→ **WHAT TO PRODUCE**
List all the lines in these records that hold "this".

────────────────────────────────────────

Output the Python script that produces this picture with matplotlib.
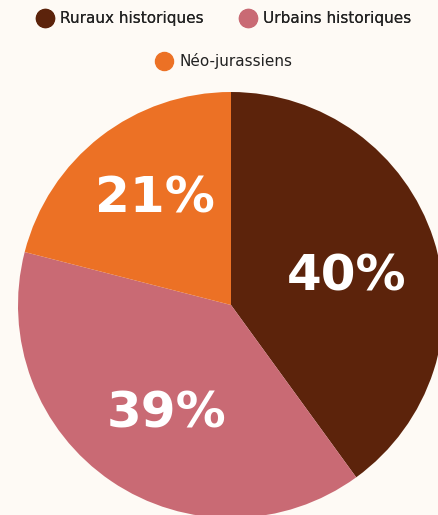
import matplotlib.pyplot as plt
from matplotlib.lines import Line2D

# data
categories = ["Ruraux historiques", "Urbains historiques", "Néo-jurassiens"]
shares = [40, 39, 21]
colors = ["#5C230B", "#C96A74", "#EC7125"]
bg = "#FEFAF5"

W, H = 438, 515
cx, cy, r = 231, 305, 213

fig = plt.figure(figsize=(W / 100, H / 100), dpi=100, facecolor=bg)
ax = fig.add_axes([0, 0, 1, 1])
ax.set_facecolor(bg)

wedges, texts, autotexts = ax.pie(
    shares, colors=colors, startangle=90, counterclock=False,
    autopct="%d%%", pctdistance=0.57, radius=1,
    wedgeprops=dict(linewidth=0),
    textprops=dict(color="white", fontsize=36, fontweight="bold", family="DejaVu Sans"),
)
# small nudges of the percentage labels
nudges = [(0.0, -0.04), (0.02, -0.04), (-0.01, 0.05)]
for t, (dx, dy) in zip(autotexts, nudges):
    x, y = t.get_position()
    t.set_position((x + dx, y + dy))

# place the pie like in the reference (partly cut off on the right and bottom)
ax.set_aspect("auto")
ax.set_xlim((0 - cx) / r, (W - cx) / r)
ax.set_ylim((cy - H) / r, cy / r)
ax.axis("off")

handles = [Line2D([], [], marker="o", linestyle="", markersize=13,
                  markerfacecolor=c, markeredgecolor=c) for c in colors]

leg1 = fig.legend(handles[:2], categories[:2], loc="center", ncol=2,
                  bbox_to_anchor=(0.51, 1 - 19 / H), frameon=False,
                  prop=dict(family="DejaVu Sans", size=11), handletextpad=0.4,
                  columnspacing=2.3, handlelength=1.2, labelcolor="#222222")
leg2 = fig.legend(handles[2:], categories[2:], loc="center",
                  bbox_to_anchor=(0.51, 1 - 61 / H), frameon=False,
                  prop=dict(family="DejaVu Sans", size=11), handletextpad=0.4,
                  handlelength=1.2, labelcolor="#222222")
fig.add_artist(leg1)

fig.savefig("out.png", dpi=100, facecolor=bg)
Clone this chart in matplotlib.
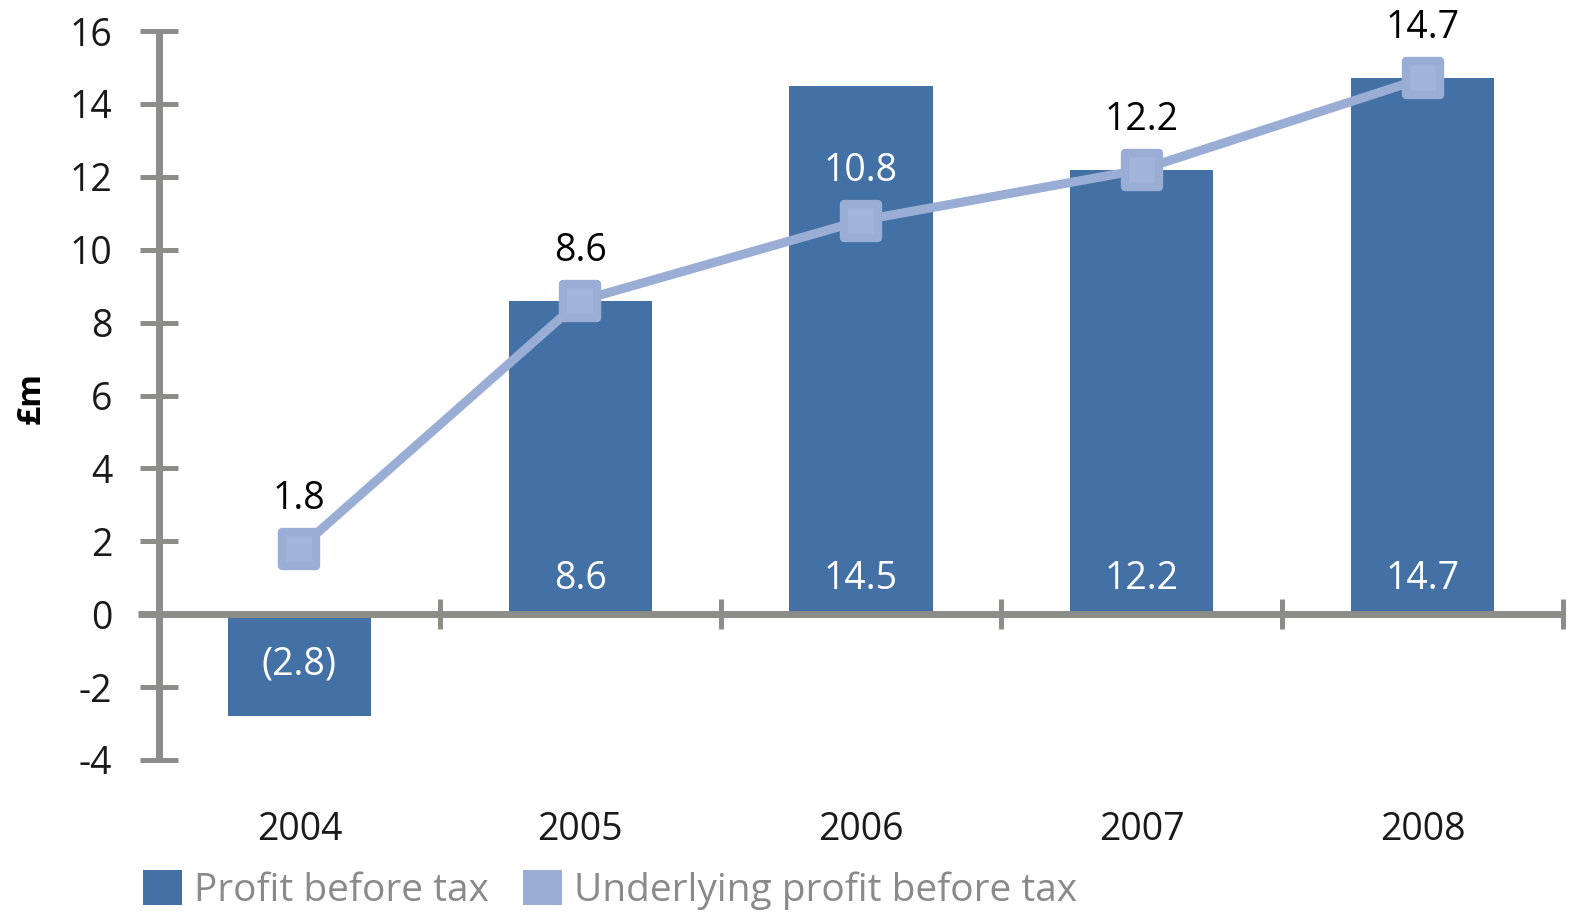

────────────────────────────────────────

→ **COMPLETED EXERCISE**
Output the Python script that produces this picture with matplotlib.
Clone this chart in matplotlib.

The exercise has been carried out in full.